If you want to impress central bankers, inject “long and variable lags” into a conversation and heave a heavy sigh. The phrase, coined by Milton Friedman, a Nobel-prizewinning economist, is sophisticated shorthand for the delayed and uncertain effects of monetary policy.

Raising rates, as most central banks are now doing, should lead to slower growth and lower inflation. But it can take time for the full impact to be felt. Hence Friedman’s idea of a long lag. The variability, meanwhile, refers to the lack of a predictable interval between raise and result.

Lags present an acute challenge at the moment. Tightening in the past few decades has been gradual, helping to mitigate uncertainty. This time central banks are furiously ratcheting up rates. The Federal Reserve is on course to raise them from a floor of 0% to 4% by the end of this year, its steepest tightening in four decades. Economists including Ben Bernanke, a former chairman of the Fed and a new Nobel laureate, estimate lags between monetary policy and inflation can last as long as two years.

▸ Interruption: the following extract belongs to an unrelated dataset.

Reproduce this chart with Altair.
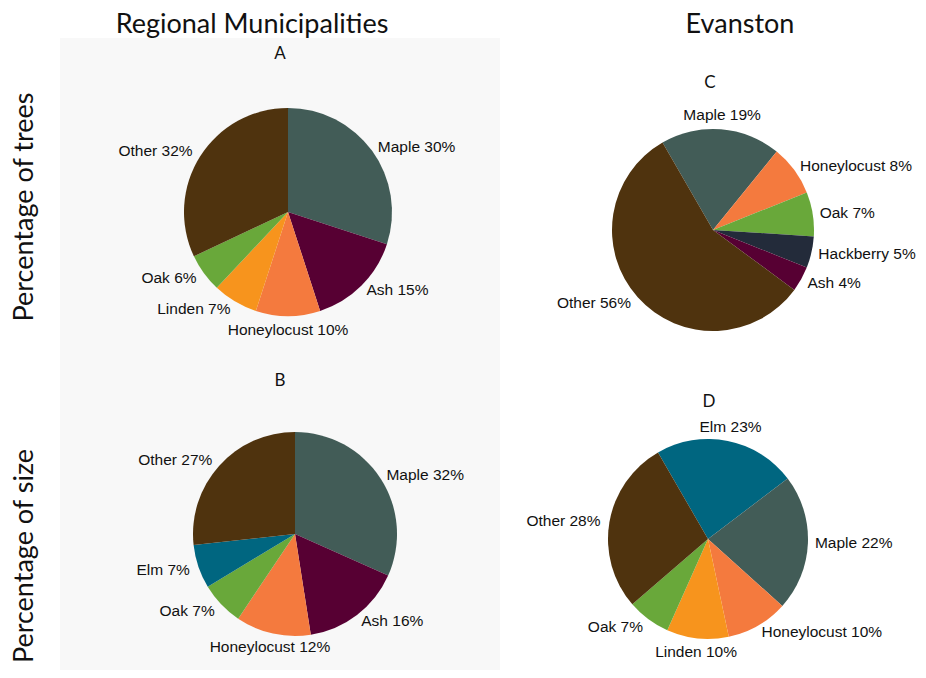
import math
import altair as alt
import pandas as pd

# ---------------- data ----------------
a_species = ["Maple", "Ash", "Honeylocust", "Linden", "Oak", "Other"]
a_values = [30, 15, 10, 7, 6, 32]
b_species = ["Maple", "Ash", "Honeylocust", "Oak", "Elm", "Other"]
b_values = [32, 16, 12, 7, 7, 27]
c_species = ["Maple", "Honeylocust", "Oak", "Hackberry", "Ash", "Other"]
c_values = [19, 8, 7, 5, 4, 56]
d_species = ["Elm", "Maple", "Honeylocust", "Linden", "Oak", "Other"]
d_values = [23, 22, 10, 10, 7, 28]

panel_letters = ["A", "B", "C", "D"]
column_titles = ["Regional Municipalities", "Evanston"]
row_titles = ["Percentage of trees", "Percentage of size"]

species_domain = ["Maple", "Ash", "Honeylocust", "Linden", "Oak", "Elm", "Hackberry", "Other"]
species_colors = ["#425c57", "#570033", "#f47a3e", "#f7941d", "#69a83a", "#006680", "#232b3a", "#4f330e"]

W, H = 910, 662
LABEL_FONT = "Liberation Sans"
TITLE_FONT = "Lato"

color = alt.Color("species:N",
                  scale=alt.Scale(domain=species_domain, range=species_colors),
                  legend=None)


def make_df(species, values):
    return pd.DataFrame({"species": species, "value": values,
                         "order": list(range(len(species)))})


def pie(species, values, cx, cy, r, start_deg):
    off = math.radians(start_deg) + 2 * math.pi
    th = alt.Scale(domain=[0, 1], range=[off, off + 2 * math.pi])
    base = (
        alt.Chart(make_df(species, values))
        .transform_joinaggregate(total="sum(value)")
        .transform_window(cum="sum(value)", sort=[alt.SortField("order")], frame=[None, 0])
        .transform_calculate(end="datum.cum / datum.total",
                             start="(datum.cum - datum.value) / datum.total")
        .transform_calculate(mid="(datum.start + datum.end) / 2",
                             label="datum.species + ' ' + datum.value + '%'")
        .transform_calculate(s=f"sin({off} + 2 * PI * datum.mid)")
        .transform_calculate(side="datum.s > 0.25 ? 'right' : (datum.s < -0.25 ? 'left' : 'center')")
    )
    arcs = base.mark_arc(radius=r, stroke=None).encode(
        x=alt.value(cx), y=alt.value(cy),
        theta=alt.Theta("start:Q", scale=th, stack=False),
        theta2="end:Q",
        color=color,
    )
    layers = [arcs]
    for side, align, rad in [("right", "left", r + 7), ("left", "right", r + 9), ("center", "center", r + 14)]:
        layers.append(
            base.transform_filter(f"datum.side == '{side}'")
            .mark_text(align=align, baseline="middle", radius=rad,
                       font=LABEL_FONT, fontSize=15.5, color="#111111")
            .encode(x=alt.value(cx), y=alt.value(cy),
                    theta=alt.Theta("mid:Q", scale=th, stack=False),
                    text="label:N")
        )
    return alt.layer(*layers)


def text_item(txt, x, y, size, angle=0, baseline="middle"):
    return alt.Chart(pd.DataFrame({"t": [txt]})).mark_text(
        font=TITLE_FONT, fontSize=size, align="center", baseline=baseline,
        angle=angle, color="#111111"
    ).encode(text="t:N", x=alt.value(x), y=alt.value(y))


bg = alt.Chart(pd.DataFrame({"t": [0]})).mark_rect(color="#f8f8f8").encode(
    x=alt.value(52), x2=alt.value(492), y=alt.value(30), y2=alt.value(H))

pies = alt.layer(
    pie(a_species, a_values, 280, 204, 104, 0),
    pie(b_species, b_values, 287, 526, 102, 0),
    pie(c_species, c_values, 705, 222, 101, -30),
    pie(d_species, d_values, 700, 531, 100, -30),
).resolve_scale(theta="independent")

texts = alt.layer(
    text_item(column_titles[0], 244, 25, 27, baseline="alphabetic"),
    text_item(column_titles[1], 732, 25, 27, baseline="alphabetic"),
    text_item(panel_letters[0], 272, 46, 17),
    text_item(panel_letters[1], 272, 373, 17),
    text_item(panel_letters[2], 702, 75, 17),
    text_item(panel_letters[3], 701, 394, 17),
    text_item(row_titles[0], 17, 199, 27, angle=270),
    text_item(row_titles[1], 17, 548, 27, angle=270),
)

chart = alt.layer(bg, pies, texts).properties(
    width=W, height=H, padding=0, autosize=alt.AutoSizeParams(type="none"),
    background="white"
).configure_view(stroke=None)

chart.save("out.html", embed_options={"renderer": "svg", "actions": False})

The result is that America may be digesting the jumbo rate rises of the past few months well into 2024, by which time the economic picture will look different. This is one reason why some economists are calling for central banks to switch to smaller rate rises, if any. They want policymakers to survey the impact thus far in order to avoid needlessly adding to future pain.

Yet the mere existence of lags cannot be an argument for inaction. They are a known unknown. Their precise duration may be uncertain but the fact that there will be a delay is well understood. Any decent model contains assumptions about this. Fed officials expect to shift from raising to cutting rates in 2024 and 2025. But they also expect inflation to continue to recede in both those years—an indication of how lags are baked into their forecasts.

Moreover, an increase in central-bank transparency may be compressing lags. In America mortgage rates had increased by a full percentage point even before the Fed had raised short-term rates. This has not happened in previous cycles, and represents the fastest pricing-in of expectations in at least four decades (see chart). As a result, the housing market has had at least half a year to respond to higher mortgage rates. Sure enough, home sales, prices and new construction have all started to fall. In a way, the Fed is lagging the market: its rate increases are, in part, ratifying expectations that are already influencing activity.

None of this is to minimise the risk from lags. Friedman believed they all but doomed counter-cyclical interventions. He viewed such attempts as “disturbances with a peculiarly high potential for mischief”. Central bankers are more confident. But persistent inflation does underscore Friedman’s point about the challenges of getting policy right, whether tightening or easing. Today’s woes stem, in part, from aggressive stimulus in 2020 and 2021.

The mischief, in other words, can cut both ways. Doves worry that excessive tightening will lead to a bad recession. Hawks fear that a premature halt will lead to continued bad inflation. Both worry the Fed will get its timing wrong again, just in diametrically opposite directions.